Fast immer, wenn ich in Paris war, ging ich an dieser wunderbaren Kathedrale vorbei, oft auch hinein. Ich will wieder eintreten können in diesen sagenhaften Bau, in diese riesige Halle der Andacht, die den Blick nach oben lenkt. So wie jedes Jahr zwölf Millionen andere Menschen aus aller Welt. Ein Paris ohne Notre-Dame kann und will ich mir nicht vorstellen.
Deshalb ist es keine Frage, dass man für den Wiederaufbau von Notre-Dame spenden sollte. Millionen oder auch nur einen Euro – jeder Beitrag zählt. Der Aufbau wird jahrelang dauern und sehr viel Geld kosten. Aber diese wunderbare Kathedrale, die für Paris und Frankreich steht, die viele Kriege überlebt hat, muss eines Tages ihre Türen wieder öffnen. Das Feuer darf nicht das Ende sein. Sondern ein Neubeginn.
Rettet Menschenleben statt Gemäuer!
Die Nachricht, dass Notre Dame brennt, berührte mich. Ich bekam Gänsehaut bei der Vorstellung, dass Kulturgüter von unschätzbarem Wert unwiederbringlich zerstört sein könnten. Unzweifelhaft sind Kulturdenkmäler schützenswert. Die massive Spendenbereitschaft im Falle von Notre Dame erscheint mir aber unverhältnismäßig.
Wo sind die dreistelligen Millionenspenden für den Wiederaufbau anderer zerstörter Denkmäler, zum Beispiel in Syrien oder im Irak? Die 2017 zerstörte Große Al-Nuri-Moschee in Mossul stammte aus dem 12. Jahrhundert und ist damit sogar älter als Notre Dame. Der Basar in Aleppo, die antiken Ruinen in Palmyra: Mit mehr Geld ließen sie sich in Teilen restaurieren. Dass französische Großindustrielle eher für ein Wahrzeichen ihres eigenen Landes spenden als für Kulturdenkmäler in fernen Ländern scheint eher mit PR als mit Liebe zu historischen Gebäuden zu tun zu haben.
Angesichts der hohen Summen frage ich mich auch: Warum sitzt das Geld nicht so locker, wenn es um die Rettung von Menschenleben geht? Überall auf der Welt leiden Kinder unter Krieg und Hunger – wer verkündet hier auf einen Schlag großzügige Spenden?
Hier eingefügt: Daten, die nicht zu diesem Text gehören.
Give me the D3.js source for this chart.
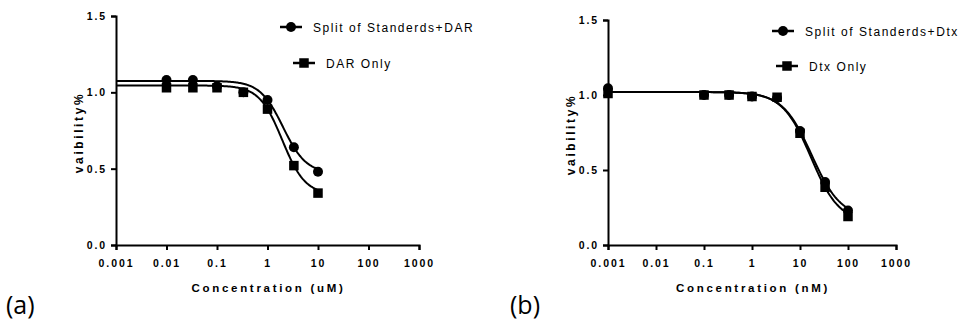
<!DOCTYPE html>
<html>
<head>
<meta charset="utf-8">
<script src="https://cdn.jsdelivr.net/npm/d3@7"></script>
<style>
  body { margin: 0; background: #fff; }
  svg { display: block; }
  .tick text { font-family: "Liberation Sans", Arial, sans-serif; font-weight: bold; font-size: 10.5px; letter-spacing: 1.9px; fill: #000; }
</style>
</head>
<body>
<div id="chart"></div>
<script>
// panel (a): concentration in uM
const concA = [0.01, 0.0333, 0.1, 0.333, 1, 3.33, 10];
const splitA = [1.08, 1.08, 1.04, 1.0, 0.95, 0.64, 0.48];
const onlyA = [1.03, 1.03, 1.03, 1.0, 0.89, 0.52, 0.34];
// fitted sigmoid: top, bottom, EC50, hill
const fitSplitA = [1.075, 0.47, 2.03, 1.9];
const fitOnlyA = [1.045, 0.33, 1.96, 1.91];

// panel (b): concentration in nM
const concB = [0.001, 0.1, 0.333, 1, 3.33, 10, 33.3, 100];
const splitB = [1.045, 1.0, 1.0, 0.99, 0.98, 0.76, 0.42, 0.23];
const onlyB = [1.01, 1.0, 1.0, 0.99, 0.985, 0.745, 0.385, 0.19];
const fitSplitB = [1.02, 0.18, 17.5, 1.43];
const fitOnlyB = [1.02, 0.15, 16.9, 1.47];

const xTicks = [0.001, 0.01, 0.1, 1, 10, 100, 1000];
const xTickLabels = ["0.001", "0.01", "0.1", "1", "10", "100", "1000"];
const yTicks = [0, 0.5, 1.0, 1.5];
const yTickLabels = ["0.0", "0.5", "1.0", "1.5"];

const fontSans = '"Liberation Sans", Arial, sans-serif';

const svg = d3.select('#chart').append('svg')
  .attr('width', 963)
  .attr('height', 321);

function sigmoid(p, x) {
  return p[1] + (p[0] - p[1]) / (1 + Math.pow(x / p[2], p[3]));
}

function drawPanel(cfg) {
  const x = d3.scaleLog().domain([0.001, 1000]).range([cfg.left, cfg.right]);
  const y = d3.scaleLinear().domain([0, 1.5]).range([cfg.bottom, cfg.top]);
  const g = svg.append('g');

  // axes
  g.append('g')
    .attr('transform', `translate(0,${cfg.bottom})`)
    .call(d3.axisBottom(x).tickValues(xTicks).tickFormat((d, i) => xTickLabels[i]).tickSizeOuter(0).tickSize(5).tickPadding(10))
    .call(a => a.select('.domain').attr('stroke', '#000').attr('stroke-width', 2))
    .call(a => a.selectAll('.tick line').attr('stroke', '#000').attr('stroke-width', 2));

  g.append('g')
    .attr('transform', `translate(${cfg.left},0)`)
    .call(d3.axisLeft(y).tickValues(yTicks).tickFormat((d, i) => yTickLabels[i]).tickSizeOuter(0).tickSize(5).tickPadding(4))
    .call(a => a.select('.domain').attr('stroke', '#000').attr('stroke-width', 2))
    .call(a => a.selectAll('.tick line').attr('stroke', '#000').attr('stroke-width', 2));

  // fitted curves
  const line = d3.line().x(d => x(d[0])).y(d => y(d[1]));
  const steps = d3.range(0, 201).map(i => Math.pow(10, -3 + i * (Math.log10(cfg.xEnd) + 3) / 200));
  [cfg.fitOnly, cfg.fitSplit].forEach(p => {
    g.append('path')
      .datum(steps.map(c => [c, sigmoid(p, c)]))
      .attr('fill', 'none')
      .attr('stroke', '#000')
      .attr('stroke-width', 2)
      .attr('d', line);
  });

  // markers
  g.selectAll('.sq').data(cfg.conc.map((c, i) => [c, cfg.only[i]]))
    .enter().append('rect')
    .attr('x', d => x(d[0]) - 4.75).attr('y', d => y(d[1]) - 4.75)
    .attr('width', 9.5).attr('height', 9.5).attr('fill', '#000');
  g.selectAll('.dot').data(cfg.conc.map((c, i) => [c, cfg.split[i]]))
    .enter().append('circle')
    .attr('cx', d => x(d[0])).attr('cy', d => y(d[1]))
    .attr('r', 5).attr('fill', '#000');

  // axis titles
  g.append('text')
    .attr('x', (cfg.left + cfg.right) / 2 + 1).attr('y', 292)
    .attr('text-anchor', 'middle')
    .style('font-family', fontSans).style('font-weight', 'bold')
    .style('font-size', '11.5px').style('letter-spacing', '2.7px')
    .text(cfg.xTitle);
  g.append('text')
    .attr('transform', `translate(${cfg.left - 33},${(cfg.top + cfg.bottom) / 2 + 2}) rotate(-90)`)
    .attr('text-anchor', 'middle')
    .style('font-family', fontSans).style('font-weight', 'bold')
    .style('font-size', '12px').style('letter-spacing', '2.6px')
    .text('vaibility%');

  // legend
  const lg = g.append('g');
  lg.append('line').attr('x1', cfg.leg[0]).attr('x2', cfg.leg[0] + 22)
    .attr('y1', cfg.leg[1]).attr('y2', cfg.leg[1]).attr('stroke', '#000').attr('stroke-width', 2.5);
  lg.append('circle').attr('cx', cfg.leg[0] + 11).attr('cy', cfg.leg[1]).attr('r', 5).attr('fill', '#000');
  lg.append('text').attr('x', cfg.leg[0] + 33).attr('y', cfg.leg[1] + 4.5)
    .style('font-family', fontSans).style('font-size', '12px').style('letter-spacing', '1.55px')
    .text(cfg.legSplit);
  lg.append('line').attr('x1', cfg.leg[2]).attr('x2', cfg.leg[2] + 22)
    .attr('y1', cfg.leg[3]).attr('y2', cfg.leg[3]).attr('stroke', '#000').attr('stroke-width', 2.5);
  lg.append('rect').attr('x', cfg.leg[2] + 6.25).attr('y', cfg.leg[3] - 4.75).attr('width', 9.5).attr('height', 9.5).attr('fill', '#000');
  lg.append('text').attr('x', cfg.leg[2] + 33).attr('y', cfg.leg[3] + 4.5)
    .style('font-family', fontSans).style('font-size', '12px').style('letter-spacing', '1.55px')
    .text(cfg.legOnly);

  // panel letter
  g.append('text').attr('x', cfg.letterX).attr('y', 314)
    .style('font-family', '"Open Sans", sans-serif').style('font-size', '25px')
    .text(cfg.letter);
}

drawPanel({
  left: 116, right: 419, top: 16, bottom: 245, xEnd: 10,
  conc: concA, split: splitA, only: onlyA, fitSplit: fitSplitA, fitOnly: fitOnlyA,
  xTitle: 'Concentration (uM)', legSplit: 'Split of Standerds+DAR', legOnly: 'DAR Only',
  leg: [280, 27, 293, 63], letter: '(a)', letterX: 6
});

drawPanel({
  left: 608, right: 896, top: 20, bottom: 245, xEnd: 100,
  conc: concB, split: splitB, only: onlyB, fitSplit: fitSplitB, fitOnly: fitOnlyB,
  xTitle: 'Concentration (nM)', legSplit: 'Split of Standerds+Dtx', legOnly: 'Dtx Only',
  leg: [772, 31, 776, 66], letter: '(b)', letterX: 510
});
</script>
</body>
</html>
Am Dienstag gab es zudem zahlreiche Unterstützungsbekundungen diverser Staatsleute. So rief EU-Ratspräsident Donald Tusk die EU-Mitgliedstaaten zur Hilfe beim Wiederaufbau von Notre-Dame auf. Moment mal! Unterstütze ich als Bürgerin mit meinen Steuergeldern nicht schon diverse Töpfe zur Denkmalpflege in der EU? Die finanzielle Bürde der Schäden sollte aus staatlichen Mittel getragen werden. Aber das Geld sollte international gerecht verteilt werden – inner- und außerhalb der EU. Hätte ich die Wahl, würde ich mit meinen Steuergeldern lieber Kinderleben retten als alte Gemäuer.